Problem details
Emit the data below verbatim, stripping out any pictures.

'''

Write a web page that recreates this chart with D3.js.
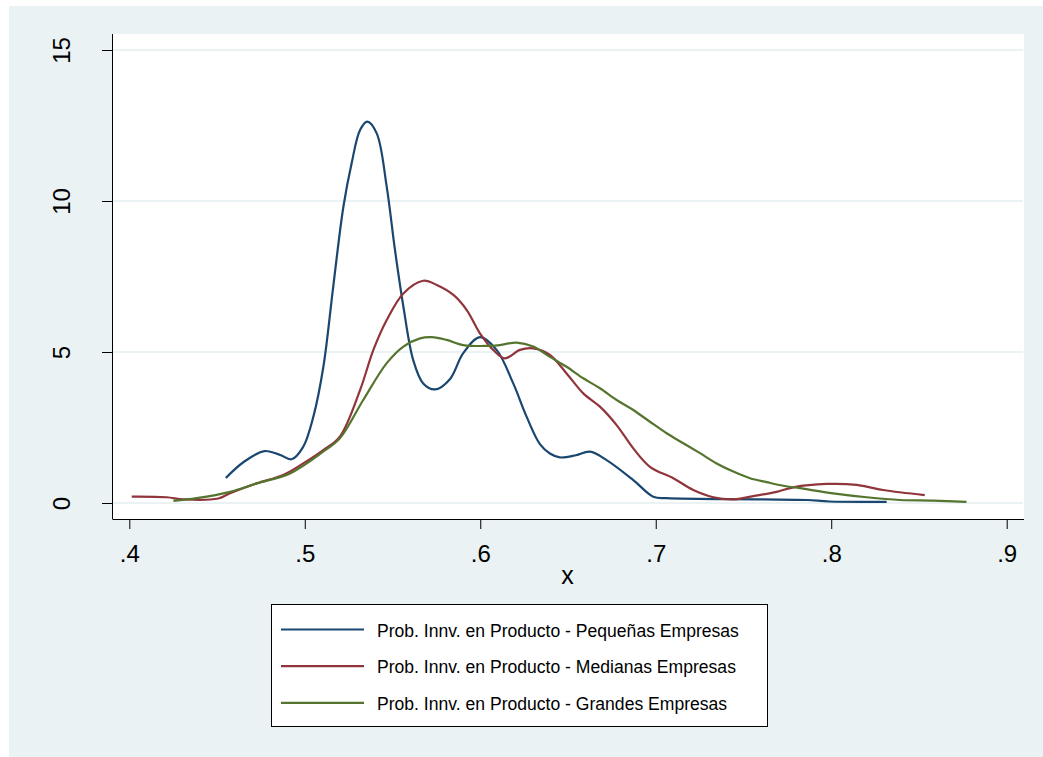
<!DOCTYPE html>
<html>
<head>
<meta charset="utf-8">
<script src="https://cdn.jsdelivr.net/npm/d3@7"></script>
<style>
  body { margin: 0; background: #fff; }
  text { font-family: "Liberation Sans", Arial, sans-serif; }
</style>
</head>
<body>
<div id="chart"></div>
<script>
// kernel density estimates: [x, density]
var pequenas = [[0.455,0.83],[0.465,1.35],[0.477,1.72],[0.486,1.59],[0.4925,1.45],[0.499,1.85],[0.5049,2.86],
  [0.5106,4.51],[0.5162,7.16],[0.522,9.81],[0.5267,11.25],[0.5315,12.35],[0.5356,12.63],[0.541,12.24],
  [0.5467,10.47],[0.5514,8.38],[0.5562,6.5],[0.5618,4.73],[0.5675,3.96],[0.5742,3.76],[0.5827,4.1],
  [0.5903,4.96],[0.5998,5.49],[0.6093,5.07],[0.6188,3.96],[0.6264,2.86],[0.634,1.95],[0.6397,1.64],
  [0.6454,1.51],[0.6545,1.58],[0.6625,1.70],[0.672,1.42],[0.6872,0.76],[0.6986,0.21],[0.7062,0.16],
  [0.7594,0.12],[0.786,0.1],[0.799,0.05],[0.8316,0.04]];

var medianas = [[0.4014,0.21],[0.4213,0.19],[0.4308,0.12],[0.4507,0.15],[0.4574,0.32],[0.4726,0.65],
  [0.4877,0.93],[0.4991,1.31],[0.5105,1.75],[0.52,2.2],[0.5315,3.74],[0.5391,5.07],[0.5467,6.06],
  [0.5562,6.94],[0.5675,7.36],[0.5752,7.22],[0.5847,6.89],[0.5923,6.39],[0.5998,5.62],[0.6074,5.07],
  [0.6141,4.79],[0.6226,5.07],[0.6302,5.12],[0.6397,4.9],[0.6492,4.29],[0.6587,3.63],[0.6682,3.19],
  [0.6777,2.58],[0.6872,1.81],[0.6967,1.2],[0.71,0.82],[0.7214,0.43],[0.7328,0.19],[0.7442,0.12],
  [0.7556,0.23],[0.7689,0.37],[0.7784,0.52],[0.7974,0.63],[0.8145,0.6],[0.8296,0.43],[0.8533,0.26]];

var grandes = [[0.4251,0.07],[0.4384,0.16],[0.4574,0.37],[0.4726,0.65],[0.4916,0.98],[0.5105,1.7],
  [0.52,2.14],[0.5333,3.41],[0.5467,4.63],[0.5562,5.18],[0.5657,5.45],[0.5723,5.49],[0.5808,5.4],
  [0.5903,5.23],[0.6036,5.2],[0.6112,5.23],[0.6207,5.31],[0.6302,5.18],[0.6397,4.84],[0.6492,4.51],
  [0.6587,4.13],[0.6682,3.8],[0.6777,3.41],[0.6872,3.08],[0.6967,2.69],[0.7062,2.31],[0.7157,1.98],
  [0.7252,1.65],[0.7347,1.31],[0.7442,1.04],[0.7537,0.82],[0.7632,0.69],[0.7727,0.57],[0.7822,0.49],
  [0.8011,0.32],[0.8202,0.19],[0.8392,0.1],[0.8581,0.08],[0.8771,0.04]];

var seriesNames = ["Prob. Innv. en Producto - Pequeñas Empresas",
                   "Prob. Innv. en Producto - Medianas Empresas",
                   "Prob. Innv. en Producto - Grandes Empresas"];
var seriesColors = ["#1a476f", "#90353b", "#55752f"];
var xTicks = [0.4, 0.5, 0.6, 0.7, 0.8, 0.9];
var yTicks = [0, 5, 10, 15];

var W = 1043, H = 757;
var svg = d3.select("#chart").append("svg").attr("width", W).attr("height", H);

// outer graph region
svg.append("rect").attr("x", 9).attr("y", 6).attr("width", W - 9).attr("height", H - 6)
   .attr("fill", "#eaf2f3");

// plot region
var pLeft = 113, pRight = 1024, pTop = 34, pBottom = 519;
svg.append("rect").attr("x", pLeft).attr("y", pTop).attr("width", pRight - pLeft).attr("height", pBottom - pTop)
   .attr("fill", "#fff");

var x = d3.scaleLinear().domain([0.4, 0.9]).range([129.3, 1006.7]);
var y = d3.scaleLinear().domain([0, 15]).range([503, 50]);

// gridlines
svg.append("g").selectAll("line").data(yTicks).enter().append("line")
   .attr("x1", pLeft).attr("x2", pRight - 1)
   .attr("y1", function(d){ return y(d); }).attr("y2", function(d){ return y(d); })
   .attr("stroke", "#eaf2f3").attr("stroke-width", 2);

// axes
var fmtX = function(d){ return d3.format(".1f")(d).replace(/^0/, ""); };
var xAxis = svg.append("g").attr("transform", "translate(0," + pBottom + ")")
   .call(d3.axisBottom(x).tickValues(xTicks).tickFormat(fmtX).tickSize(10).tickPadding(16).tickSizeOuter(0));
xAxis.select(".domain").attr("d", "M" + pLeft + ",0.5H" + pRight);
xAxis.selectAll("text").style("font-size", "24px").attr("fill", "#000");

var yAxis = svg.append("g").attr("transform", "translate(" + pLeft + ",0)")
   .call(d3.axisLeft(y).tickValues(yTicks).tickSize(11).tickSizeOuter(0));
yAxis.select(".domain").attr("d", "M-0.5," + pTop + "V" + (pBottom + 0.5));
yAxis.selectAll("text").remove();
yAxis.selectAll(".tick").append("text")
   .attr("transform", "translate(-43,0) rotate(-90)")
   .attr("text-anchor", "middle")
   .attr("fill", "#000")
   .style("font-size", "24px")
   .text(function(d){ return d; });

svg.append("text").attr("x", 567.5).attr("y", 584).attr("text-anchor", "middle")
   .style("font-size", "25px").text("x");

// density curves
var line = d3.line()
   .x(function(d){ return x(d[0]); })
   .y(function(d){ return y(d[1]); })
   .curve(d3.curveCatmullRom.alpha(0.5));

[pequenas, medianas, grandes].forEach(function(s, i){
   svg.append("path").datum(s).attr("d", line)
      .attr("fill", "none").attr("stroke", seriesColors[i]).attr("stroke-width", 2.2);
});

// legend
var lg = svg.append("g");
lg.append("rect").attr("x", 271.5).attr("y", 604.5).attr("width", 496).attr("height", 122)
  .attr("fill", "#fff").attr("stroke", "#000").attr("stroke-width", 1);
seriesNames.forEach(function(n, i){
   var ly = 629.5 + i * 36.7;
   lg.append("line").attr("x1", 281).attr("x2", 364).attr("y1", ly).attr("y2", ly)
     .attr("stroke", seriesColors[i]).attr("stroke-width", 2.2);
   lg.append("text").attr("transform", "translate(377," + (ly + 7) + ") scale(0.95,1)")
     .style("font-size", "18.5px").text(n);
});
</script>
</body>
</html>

'''

Expected answer
Write a web page that recreates this chart with D3.js.
<!DOCTYPE html>
<html>
<head>
<meta charset="utf-8">
<script src="https://cdn.jsdelivr.net/npm/d3@7"></script>
<style>
  body { margin: 0; background: #fff; }
  text { font-family: "Liberation Sans", Arial, sans-serif; }
</style>
</head>
<body>
<div id="chart"></div>
<script>
// kernel density estimates: [x, density]
var pequenas = [[0.455,0.83],[0.465,1.35],[0.477,1.72],[0.486,1.59],[0.4925,1.45],[0.499,1.85],[0.5049,2.86],
  [0.5106,4.51],[0.5162,7.16],[0.522,9.81],[0.5267,11.25],[0.5315,12.35],[0.5356,12.63],[0.541,12.24],
  [0.5467,10.47],[0.5514,8.38],[0.5562,6.5],[0.5618,4.73],[0.5675,3.96],[0.5742,3.76],[0.5827,4.1],
  [0.5903,4.96],[0.5998,5.49],[0.6093,5.07],[0.6188,3.96],[0.6264,2.86],[0.634,1.95],[0.6397,1.64],
  [0.6454,1.51],[0.6545,1.58],[0.6625,1.70],[0.672,1.42],[0.6872,0.76],[0.6986,0.21],[0.7062,0.16],
  [0.7594,0.12],[0.786,0.1],[0.799,0.05],[0.8316,0.04]];

var medianas = [[0.4014,0.21],[0.4213,0.19],[0.4308,0.12],[0.4507,0.15],[0.4574,0.32],[0.4726,0.65],
  [0.4877,0.93],[0.4991,1.31],[0.5105,1.75],[0.52,2.2],[0.5315,3.74],[0.5391,5.07],[0.5467,6.06],
  [0.5562,6.94],[0.5675,7.36],[0.5752,7.22],[0.5847,6.89],[0.5923,6.39],[0.5998,5.62],[0.6074,5.07],
  [0.6141,4.79],[0.6226,5.07],[0.6302,5.12],[0.6397,4.9],[0.6492,4.29],[0.6587,3.63],[0.6682,3.19],
  [0.6777,2.58],[0.6872,1.81],[0.6967,1.2],[0.71,0.82],[0.7214,0.43],[0.7328,0.19],[0.7442,0.12],
  [0.7556,0.23],[0.7689,0.37],[0.7784,0.52],[0.7974,0.63],[0.8145,0.6],[0.8296,0.43],[0.8533,0.26]];

var grandes = [[0.4251,0.07],[0.4384,0.16],[0.4574,0.37],[0.4726,0.65],[0.4916,0.98],[0.5105,1.7],
  [0.52,2.14],[0.5333,3.41],[0.5467,4.63],[0.5562,5.18],[0.5657,5.45],[0.5723,5.49],[0.5808,5.4],
  [0.5903,5.23],[0.6036,5.2],[0.6112,5.23],[0.6207,5.31],[0.6302,5.18],[0.6397,4.84],[0.6492,4.51],
  [0.6587,4.13],[0.6682,3.8],[0.6777,3.41],[0.6872,3.08],[0.6967,2.69],[0.7062,2.31],[0.7157,1.98],
  [0.7252,1.65],[0.7347,1.31],[0.7442,1.04],[0.7537,0.82],[0.7632,0.69],[0.7727,0.57],[0.7822,0.49],
  [0.8011,0.32],[0.8202,0.19],[0.8392,0.1],[0.8581,0.08],[0.8771,0.04]];

var seriesNames = ["Prob. Innv. en Producto - Pequeñas Empresas",
                   "Prob. Innv. en Producto - Medianas Empresas",
                   "Prob. Innv. en Producto - Grandes Empresas"];
var seriesColors = ["#1a476f", "#90353b", "#55752f"];
var xTicks = [0.4, 0.5, 0.6, 0.7, 0.8, 0.9];
var yTicks = [0, 5, 10, 15];

var W = 1043, H = 757;
var svg = d3.select("#chart").append("svg").attr("width", W).attr("height", H);

// outer graph region
svg.append("rect").attr("x", 9).attr("y", 6).attr("width", W - 9).attr("height", H - 6)
   .attr("fill", "#eaf2f3");

// plot region
var pLeft = 113, pRight = 1024, pTop = 34, pBottom = 519;
svg.append("rect").attr("x", pLeft).attr("y", pTop).attr("width", pRight - pLeft).attr("height", pBottom - pTop)
   .attr("fill", "#fff");

var x = d3.scaleLinear().domain([0.4, 0.9]).range([129.3, 1006.7]);
var y = d3.scaleLinear().domain([0, 15]).range([503, 50]);

// gridlines
svg.append("g").selectAll("line").data(yTicks).enter().append("line")
   .attr("x1", pLeft).attr("x2", pRight - 1)
   .attr("y1", function(d){ return y(d); }).attr("y2", function(d){ return y(d); })
   .attr("stroke", "#eaf2f3").attr("stroke-width", 2);

// axes
var fmtX = function(d){ return d3.format(".1f")(d).replace(/^0/, ""); };
var xAxis = svg.append("g").attr("transform", "translate(0," + pBottom + ")")
   .call(d3.axisBottom(x).tickValues(xTicks).tickFormat(fmtX).tickSize(10).tickPadding(16).tickSizeOuter(0));
xAxis.select(".domain").attr("d", "M" + pLeft + ",0.5H" + pRight);
xAxis.selectAll("text").style("font-size", "24px").attr("fill", "#000");

var yAxis = svg.append("g").attr("transform", "translate(" + pLeft + ",0)")
   .call(d3.axisLeft(y).tickValues(yTicks).tickSize(11).tickSizeOuter(0));
yAxis.select(".domain").attr("d", "M-0.5," + pTop + "V" + (pBottom + 0.5));
yAxis.selectAll("text").remove();
yAxis.selectAll(".tick").append("text")
   .attr("transform", "translate(-43,0) rotate(-90)")
   .attr("text-anchor", "middle")
   .attr("fill", "#000")
   .style("font-size", "24px")
   .text(function(d){ return d; });

svg.append("text").attr("x", 567.5).attr("y", 584).attr("text-anchor", "middle")
   .style("font-size", "25px").text("x");

// density curves
var line = d3.line()
   .x(function(d){ return x(d[0]); })
   .y(function(d){ return y(d[1]); })
   .curve(d3.curveCatmullRom.alpha(0.5));

[pequenas, medianas, grandes].forEach(function(s, i){
   svg.append("path").datum(s).attr("d", line)
      .attr("fill", "none").attr("stroke", seriesColors[i]).attr("stroke-width", 2.2);
});

// legend
var lg = svg.append("g");
lg.append("rect").attr("x", 271.5).attr("y", 604.5).attr("width", 496).attr("height", 122)
  .attr("fill", "#fff").attr("stroke", "#000").attr("stroke-width", 1);
seriesNames.forEach(function(n, i){
   var ly = 629.5 + i * 36.7;
   lg.append("line").attr("x1", 281).attr("x2", 364).attr("y1", ly).attr("y2", ly)
     .attr("stroke", seriesColors[i]).attr("stroke-width", 2.2);
   lg.append("text").attr("transform", "translate(377," + (ly + 7) + ") scale(0.95,1)")
     .style("font-size", "18.5px").text(n);
});
</script>
</body>
</html>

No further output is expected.